### What you should do
Skip any picture you find and retype all the remaining lines exactly.
+---+
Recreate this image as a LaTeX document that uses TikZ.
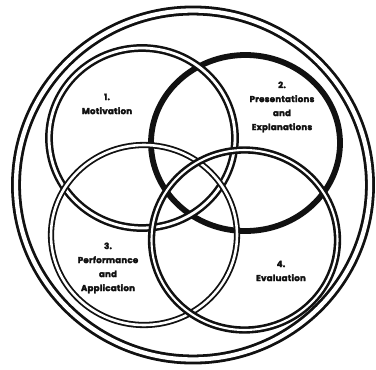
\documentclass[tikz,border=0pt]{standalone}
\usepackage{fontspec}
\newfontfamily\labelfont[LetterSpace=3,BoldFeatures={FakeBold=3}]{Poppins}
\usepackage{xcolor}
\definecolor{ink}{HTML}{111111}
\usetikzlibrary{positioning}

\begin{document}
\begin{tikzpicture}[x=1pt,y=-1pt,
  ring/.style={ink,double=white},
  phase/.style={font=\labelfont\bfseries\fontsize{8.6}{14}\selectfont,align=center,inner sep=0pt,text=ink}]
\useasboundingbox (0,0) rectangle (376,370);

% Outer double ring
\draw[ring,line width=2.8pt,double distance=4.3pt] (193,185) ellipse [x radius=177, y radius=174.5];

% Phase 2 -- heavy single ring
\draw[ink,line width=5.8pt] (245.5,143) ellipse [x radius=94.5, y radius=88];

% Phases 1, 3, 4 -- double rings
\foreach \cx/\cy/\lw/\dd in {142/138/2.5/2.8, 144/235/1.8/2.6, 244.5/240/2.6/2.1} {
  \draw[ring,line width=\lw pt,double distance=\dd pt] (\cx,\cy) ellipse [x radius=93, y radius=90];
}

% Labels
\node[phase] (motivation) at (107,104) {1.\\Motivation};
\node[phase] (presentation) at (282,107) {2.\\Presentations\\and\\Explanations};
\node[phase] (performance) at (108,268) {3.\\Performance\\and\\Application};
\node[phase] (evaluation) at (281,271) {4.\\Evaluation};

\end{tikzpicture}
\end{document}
+---+
### Response
Recreate this image as a LaTeX document that uses TikZ.
\documentclass[tikz,border=0pt]{standalone}
\usepackage{fontspec}
\newfontfamily\labelfont[LetterSpace=3,BoldFeatures={FakeBold=3}]{Poppins}
\usepackage{xcolor}
\definecolor{ink}{HTML}{111111}
\usetikzlibrary{positioning}

\begin{document}
\begin{tikzpicture}[x=1pt,y=-1pt,
  ring/.style={ink,double=white},
  phase/.style={font=\labelfont\bfseries\fontsize{8.6}{14}\selectfont,align=center,inner sep=0pt,text=ink}]
\useasboundingbox (0,0) rectangle (376,370);

% Outer double ring
\draw[ring,line width=2.8pt,double distance=4.3pt] (193,185) ellipse [x radius=177, y radius=174.5];

% Phase 2 -- heavy single ring
\draw[ink,line width=5.8pt] (245.5,143) ellipse [x radius=94.5, y radius=88];

% Phases 1, 3, 4 -- double rings
\foreach \cx/\cy/\lw/\dd in {142/138/2.5/2.8, 144/235/1.8/2.6, 244.5/240/2.6/2.1} {
  \draw[ring,line width=\lw pt,double distance=\dd pt] (\cx,\cy) ellipse [x radius=93, y radius=90];
}

% Labels
\node[phase] (motivation) at (107,104) {1.\\Motivation};
\node[phase] (presentation) at (282,107) {2.\\Presentations\\and\\Explanations};
\node[phase] (performance) at (108,268) {3.\\Performance\\and\\Application};
\node[phase] (evaluation) at (281,271) {4.\\Evaluation};

\end{tikzpicture}
\end{document}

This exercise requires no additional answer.